▶ **Work to be completed**:
Where the data below has the string "diagram", return the whole line.
-- Start --
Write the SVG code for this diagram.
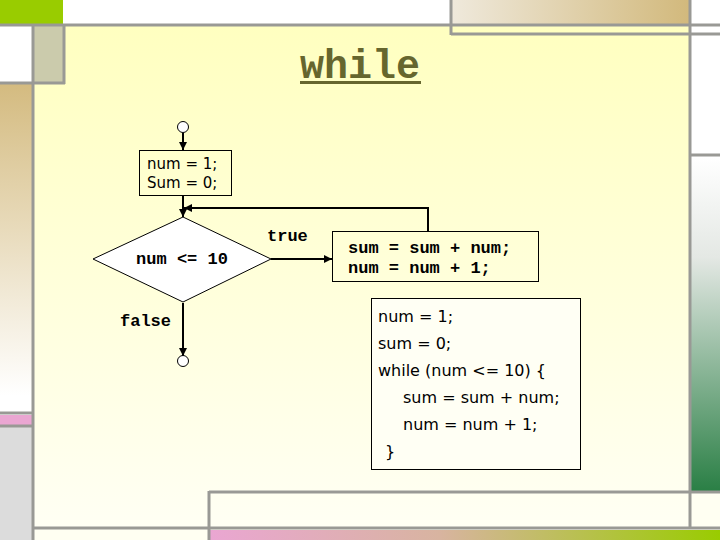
<svg xmlns="http://www.w3.org/2000/svg" width="720" height="540" viewBox="0 0 720 540">
  <defs>
    <linearGradient id="bg" x1="0" y1="0" x2="0" y2="1">
      <stop offset="0" stop-color="#ffffc0"/>
      <stop offset="1" stop-color="#fffff4"/>
    </linearGradient>
    <linearGradient id="tanV" x1="0" y1="0" x2="0" y2="1">
      <stop offset="0" stop-color="#d4bb80"/>
      <stop offset="0.95" stop-color="#ffffff"/>
      <stop offset="1" stop-color="#ffffff"/>
    </linearGradient>
    <linearGradient id="tanH" x1="0" y1="0" x2="1" y2="0">
      <stop offset="0" stop-color="#efe9dc"/>
      <stop offset="1" stop-color="#d2b97c"/>
    </linearGradient>
    <linearGradient id="greenV" x1="0" y1="0" x2="0" y2="1">
      <stop offset="0" stop-color="#ffffff"/>
      <stop offset="0.3" stop-color="#e4e8e4"/>
      <stop offset="1" stop-color="#2a7f45"/>
    </linearGradient>
    <linearGradient id="pinkGreen" x1="0" y1="0" x2="1" y2="0">
      <stop offset="0" stop-color="#eaa6d2"/>
      <stop offset="0.45" stop-color="#d8b4a0"/>
      <stop offset="1" stop-color="#99cc00"/>
    </linearGradient>
    <marker id="arr" viewBox="0 0 10 10" refX="10" refY="5" markerWidth="4" markerHeight="4" orient="auto" markerUnits="strokeWidth">
      <path d="M0,0 L10,5 L0,10 z" fill="#000"/>
    </marker>
    <style>
      .frame { stroke: #999995; stroke-width: 3; fill: none; }
      .box { fill: none; stroke: #000; stroke-width: 1; }
      .conn { fill: none; stroke: #000; stroke-width: 2; }
      .mono { font-family: "Liberation Mono", "Courier New", monospace; font-weight: bold; font-size: 17px; fill: #000; }
      .sans { font-family: "DejaVu Sans", Verdana, sans-serif; font-size: 16px; fill: #000; }
      .small { font-size: 15px; }
    </style>
  </defs>

  <!-- background decoration -->
  <g id="background">
    <rect x="0" y="0" width="720" height="540" fill="#ffffff"/>
    <rect x="34" y="26" width="656" height="502" fill="url(#bg)"/>
    <rect x="34" y="529" width="686" height="11" fill="#fffff2"/>
    <rect x="0" y="0" width="63" height="24" fill="#99cc00"/>
    <rect x="451" y="0" width="239" height="24" fill="url(#tanH)"/>
    <rect x="34" y="26" width="30" height="56" fill="#cbcbac"/>
    <rect x="0" y="84" width="32" height="328" fill="url(#tanV)"/>
    <rect x="0" y="415" width="32" height="10" fill="#eaa6d2"/>
    <rect x="0" y="427" width="32" height="113" fill="#dcdcdc"/>
    <rect x="691" y="157" width="29" height="334" fill="url(#greenV)"/>
    <rect x="691" y="493" width="29" height="35" fill="#fffff2"/>
    <rect x="210" y="530" width="510" height="10" fill="url(#pinkGreen)"/>
    <line class="frame" x1="0" y1="25" x2="720" y2="25"/>
    <line class="frame" x1="451" y1="34" x2="720" y2="34"/>
    <line class="frame" x1="451" y1="0" x2="451" y2="35"/>
    <line class="frame" x1="690" y1="0" x2="690" y2="528"/>
    <line class="frame" x1="33" y1="25" x2="33" y2="540"/>
    <line class="frame" x1="0" y1="83" x2="65" y2="83"/>
    <line class="frame" x1="64" y1="25" x2="64" y2="84"/>
    <line class="frame" x1="0" y1="413" x2="33" y2="413"/>
    <line class="frame" x1="0" y1="426" x2="33" y2="426"/>
    <line class="frame" x1="690" y1="155" x2="720" y2="155"/>
    <line class="frame" x1="209" y1="492" x2="720" y2="492"/>
    <line class="frame" x1="209" y1="491" x2="209" y2="540"/>
    <line class="frame" x1="33" y1="528" x2="720" y2="528"/>
  </g>

  <!-- title -->
  <g id="title">
    <text x="360" y="78" text-anchor="middle" font-family="Liberation Mono, Courier New, monospace" font-weight="bold" font-size="40" fill="#66662e">while</text>
    <rect x="300" y="81" width="121" height="3" fill="#66662e"/>
  </g>

  <!-- connectors -->
  <g id="connectors">
    <line class="conn" x1="183" y1="133" x2="183" y2="150" marker-end="url(#arr)"/>
    <line class="conn" x1="183" y1="195" x2="183" y2="217" marker-end="url(#arr)"/>
    <polyline class="conn" points="428,231 428,208 184,208" marker-end="url(#arr)"/>
    <line class="conn" x1="271" y1="259" x2="332" y2="259" marker-end="url(#arr)"/>
    <line class="conn" x1="183" y1="303" x2="183" y2="356" marker-end="url(#arr)"/>
    <text class="mono" x="267" y="241">true</text>
    <text class="mono" x="120" y="326">false</text>
  </g>

  <g id="start">
    <circle cx="183" cy="127" r="5.5" fill="#ffffff" stroke="#000" stroke-width="1"/>
  </g>

  <g id="init">
    <rect class="box" x="139.5" y="150.5" width="92" height="45"/>
    <text class="sans small" x="147" y="169">num = 1;</text>
    <text class="sans small" x="147" y="188">Sum = 0;</text>
  </g>

  <g id="cond">
    <polygon points="183,217 271,259 183,302 93,259" fill="#ffffff" stroke="#000" stroke-width="1"/>
    <text class="mono" x="182" y="264" text-anchor="middle">num &lt;= 10</text>
  </g>

  <g id="body">
    <rect class="box" x="332.5" y="231.5" width="206" height="50"/>
    <text class="mono" x="348" y="253">sum = sum + num;</text>
    <text class="mono" x="348" y="273">num = num + 1;</text>
  </g>

  <g id="end">
    <circle cx="183" cy="361" r="5.5" fill="#ffffff" stroke="#000" stroke-width="1"/>
  </g>

  <g id="code">
    <rect x="371.5" y="298.5" width="209" height="171" fill="#fffff4" stroke="#000" stroke-width="1"/>
    <text class="sans" x="378" y="322">num = 1;</text>
    <text class="sans" x="378" y="349">sum = 0;</text>
    <text class="sans" x="378" y="376">while (num &lt;= 10) {</text>
    <text class="sans" x="403" y="403">sum = sum + num;</text>
    <text class="sans" x="403" y="430">num = num + 1;</text>
    <text class="sans" x="385" y="457">}</text>
  </g>
</svg>
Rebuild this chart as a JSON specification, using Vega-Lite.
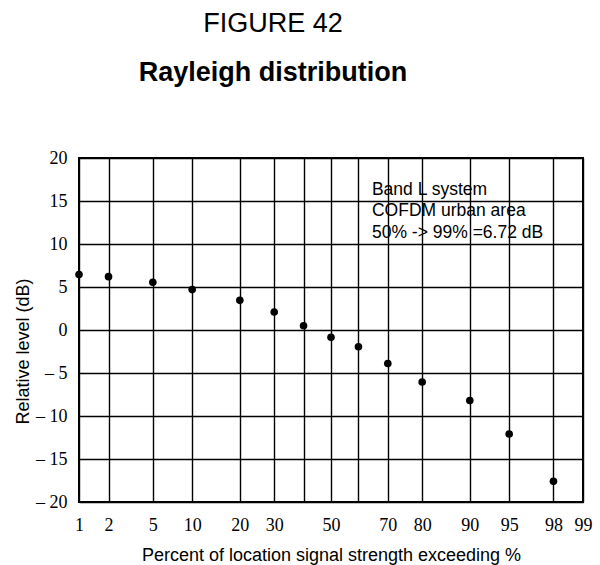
{
  "$schema": "https://vega.github.io/schema/vega-lite/v6.json",
  "width": 504,
  "height": 344,
  "autosize": {"type": "none"},
  "padding": {"left": 79, "top": 158, "right": 17, "bottom": 63},
  "background": "white",
  "config": {
    "view": {"stroke": "black", "strokeWidth": 2},
    "axis": {
      "grid": true,
      "gridColor": "black",
      "gridOpacity": 1,
      "gridWidth": 1.4,
      "domain": false,
      "ticks": false,
      "labelFlush": false,
      "labelOverlap": false,
      "labelFont": "Liberation Serif",
      "labelFontSize": 18,
      "labelColor": "black",
      "titleFont": "Liberation Sans",
      "titleFontSize": 18,
      "titleFontWeight": "normal",
      "titleColor": "black"
    },
    "axisY": {"labelFont": "Liberation Serif"},
    "axisX": {"labelFont": "Liberation Serif"}
  },
  "title": {
    "text": "FIGURE 42",
    "subtitle": "Rayleigh distribution",
    "anchor": "middle",
    "frame": "group",
    "dx": -58,
    "offset": 62,
    "font": "Liberation Sans",
    "fontSize": 27,
    "fontWeight": "normal",
    "color": "black",
    "subtitleFont": "Liberation Sans",
    "subtitleFontSize": 27,
    "subtitleFontWeight": "bold",
    "subtitleColor": "black",
    "subtitlePadding": 22
  },
  "data": {
    "values": [
      {"pct": 1, "dB": 6.45},
      {"pct": 2, "dB": 6.2},
      {"pct": 5, "dB": 5.55},
      {"pct": 10, "dB": 4.7},
      {"pct": 20, "dB": 3.45},
      {"pct": 30, "dB": 2.1},
      {"pct": 40, "dB": 0.5},
      {"pct": 50, "dB": -0.85},
      {"pct": 60, "dB": -1.95},
      {"pct": 70, "dB": -3.9},
      {"pct": 80, "dB": -6.05},
      {"pct": 90, "dB": -8.2},
      {"pct": 95, "dB": -12.1},
      {"pct": 98, "dB": -17.6}
    ]
  },
  "layer": [
    {
      "transform": [{"calculate": "quantileNormal(datum.pct / 100)", "as": "z"}],
      "mark": {"type": "point", "filled": true, "color": "black", "opacity": 1, "size": 58},
      "encoding": {
        "x": {
          "field": "z",
          "type": "quantitative",
          "scale": {"domain": [-2.3263, 2.3263], "nice": false, "zero": false},
          "axis": {
            "title": "Percent of location signal strength exceeding %",
            "values": [-2.3263, -2.0537, -1.6449, -1.2816, -0.8416, -0.5244, -0.2533, 0, 0.2533, 0.5244, 0.8416, 1.2816, 1.6449, 2.0537, 2.3263],
            "tickCount": 30,
            "labelExpr": "(round(cumulativeNormal(datum.value) * 100) == 40 || round(cumulativeNormal(datum.value) * 100) == 60) ? '' : '' + round(cumulativeNormal(datum.value) * 100)",
            "labelFont": "Liberation Serif",
            "labelPadding": 14,
            "titlePadding": 12
          }
        },
        "y": {
          "field": "dB",
          "type": "quantitative",
          "scale": {"domain": [-20, 20], "nice": false},
          "axis": {
            "title": "Relative level (dB)",
            "values": [-20, -15, -10, -5, 0, 5, 10, 15, 20],
            "tickCount": 30,
            "labelExpr": "datum.value < 0 ? '– ' + abs(datum.value) : '' + datum.value",
            "labelFont": "Liberation Serif",
            "labelFontSize": 18,
            "labelPadding": 12,
            "titleY": 193,
            "titlePadding": 3
          }
        }
      }
    },
    {
      "data": {"values": [{"note": "annotation"}]},
      "mark": {
        "type": "text",
        "text": ["Band L system", "COFDM urban area", "50% -> 99% =6.72 dB"],
        "align": "left",
        "baseline": "alphabetic",
        "font": "Liberation Sans",
        "fontSize": 17.5,
        "lineHeight": 21.5,
        "color": "black"
      },
      "encoding": {
        "x": {"datum": 0.378, "type": "quantitative"},
        "y": {"datum": 15.7, "type": "quantitative"}
      }
    }
  ]
}
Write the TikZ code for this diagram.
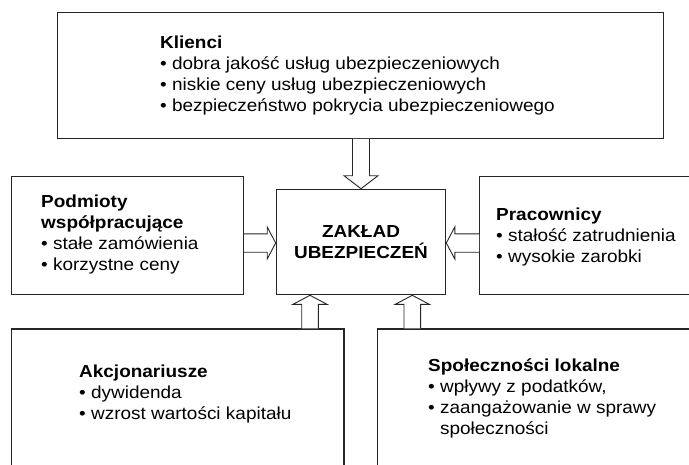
-- End --
▶ **Written response**:
Write the SVG code for this diagram.
Write the TikZ code for this diagram.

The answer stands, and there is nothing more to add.